Crossing the border on high-speed rail

 

McClatchy Foreign Staff

Imagine traveling between San Antonio, Texas, and the northern industrial hub of Monterrey in less than two hours on a high-speed rail link.

Passengers would pre-clear customs and immigration at the respective terminals, making a border stop unnecessary.

That’s the dream of Rep. Henry Cuellar, a Texas Democrat, who last week brought Mexican officials and Texas Department of Transportation Commissioner Jeff Austin to the office of U.S. Transportation Secretary Anthony Foxx to discuss the proposal.

There is high traffic – both ground and air – between Monterrey and South Texas. Monterrey, after all, is Mexico’s wealthiest and most “Americanized” city. Many regiomontanos, as Monterrey residents call themselves, are for more likely to visit Texas than travel to Mexico City.

Currently, it takes about five hours driving between San Antonio and Monterrey, that is, if there are no tie-ups at the border.

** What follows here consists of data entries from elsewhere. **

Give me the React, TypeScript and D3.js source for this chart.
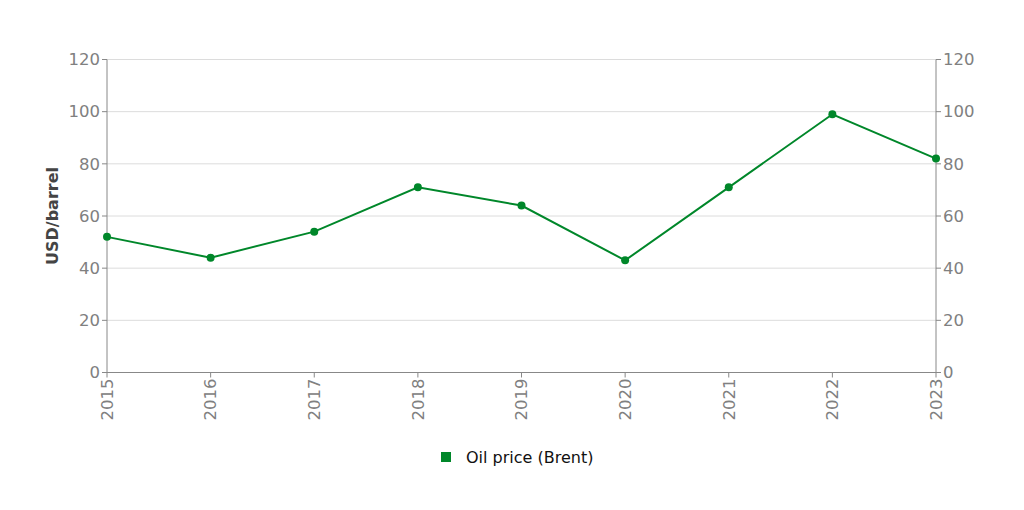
import React from "react";
import * as d3 from "d3";

const years = ["2015", "2016", "2017", "2018", "2019", "2020", "2021", "2022", "2023"];
const brent = [52, 44, 54, 71, 64, 43, 71, 99, 82];
const yTicks = [0, 20, 40, 60, 80, 100, 120];
const seriesName = "Oil price (Brent)";
const yTitle = "USD/barrel";

const W = 1024, H = 510;
const left = 107, right = 936, top = 59.5, bottom = 372.5;
const green = "#00872a";
const font = "DejaVu Sans, sans-serif";

export default function App() {
  const x = d3.scalePoint<string>().domain(years).range([left, right]);
  const y = d3.scaleLinear().domain([0, 120]).range([bottom, top]);
  const line = d3.line<number>().x((_, i) => x(years[i])!).y((d) => y(d));
  return (
    <svg width={W} height={H} style={{ position: "absolute", left: 0, top: 0 }} fontFamily={font}>
      <rect width={W} height={H} fill="#fff" />
      {yTicks.map((t) => (
        <line key={"g" + t} x1={left} x2={right} y1={y(t)} y2={y(t)} stroke="#dcdcdc" strokeWidth={1} />
      ))}
      <line x1={left} x2={left} y1={top} y2={bottom} stroke="#888" />
      <line x1={right} x2={right} y1={top} y2={bottom} stroke="#888" />
      <line x1={left} x2={right} y1={bottom} y2={bottom} stroke="#888" />
      {yTicks.map((t) => (
        <g key={"t" + t}>
          <line x1={left - 5} x2={left} y1={y(t)} y2={y(t)} stroke="#888" />
          <text x={left - 7} y={y(t)} dy="0.35em" textAnchor="end" fontSize={16.5} fill="#808080">{t}</text>
          <line x1={right} x2={right + 5} y1={y(t)} y2={y(t)} stroke="#888" />
          <text x={right + 7} y={y(t)} dy="0.35em" textAnchor="start" fontSize={16.5} fill="#808080">{t}</text>
        </g>
      ))}
      {years.map((yr) => (
        <g key={yr}>
          <line x1={x(yr)} x2={x(yr)} y1={bottom} y2={bottom + 5} stroke="#888" />
          <text transform={`translate(${x(yr)},${bottom + 6}) rotate(-90)`} dy="0.35em" textAnchor="end" fontSize={16.5} fill="#808080">{yr}</text>
        </g>
      ))}
      <text transform={`translate(52,${(top + bottom) / 2}) rotate(-90)`} dy="0.35em" textAnchor="middle" fontSize={16} fontWeight="bold" fill="#444">{yTitle}</text>
      <path d={line(brent)!} fill="none" stroke={green} strokeWidth={2} />
      {brent.map((v, i) => (
        <circle key={i} cx={x(years[i])} cy={y(v)} r={4} fill={green} />
      ))}
      <rect x={441} y={452} width={10} height={10} fill={green} />
      <text x={466} y={463} fontSize={16} fill="#111">{seriesName}</text>
    </svg>
  );
}
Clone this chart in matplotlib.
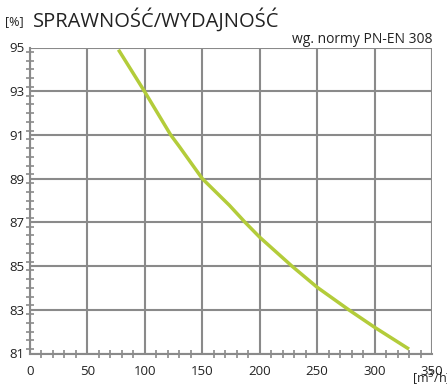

According to this article about the meeting with Foxx, the project would be binational, but the Mexicans seem to be moving faster. Mexican President Enrique Pena Nieto announced a railway initiative on taking office on Dec. 1, 2012, and railway reforms before Congress may open up the sector to private investment.

Cuellar’s plan got backing this week from Henry Cisneros, a four-time former mayor of San Antonio and former Cabinet member under President Bill Clinton.

On a visit to Monterrey, a local newspaper quoted Cisneros as saying, "Anything we can do to strengthen the bonds of transportation, transportation systems at the border … is for the welfare of the region.”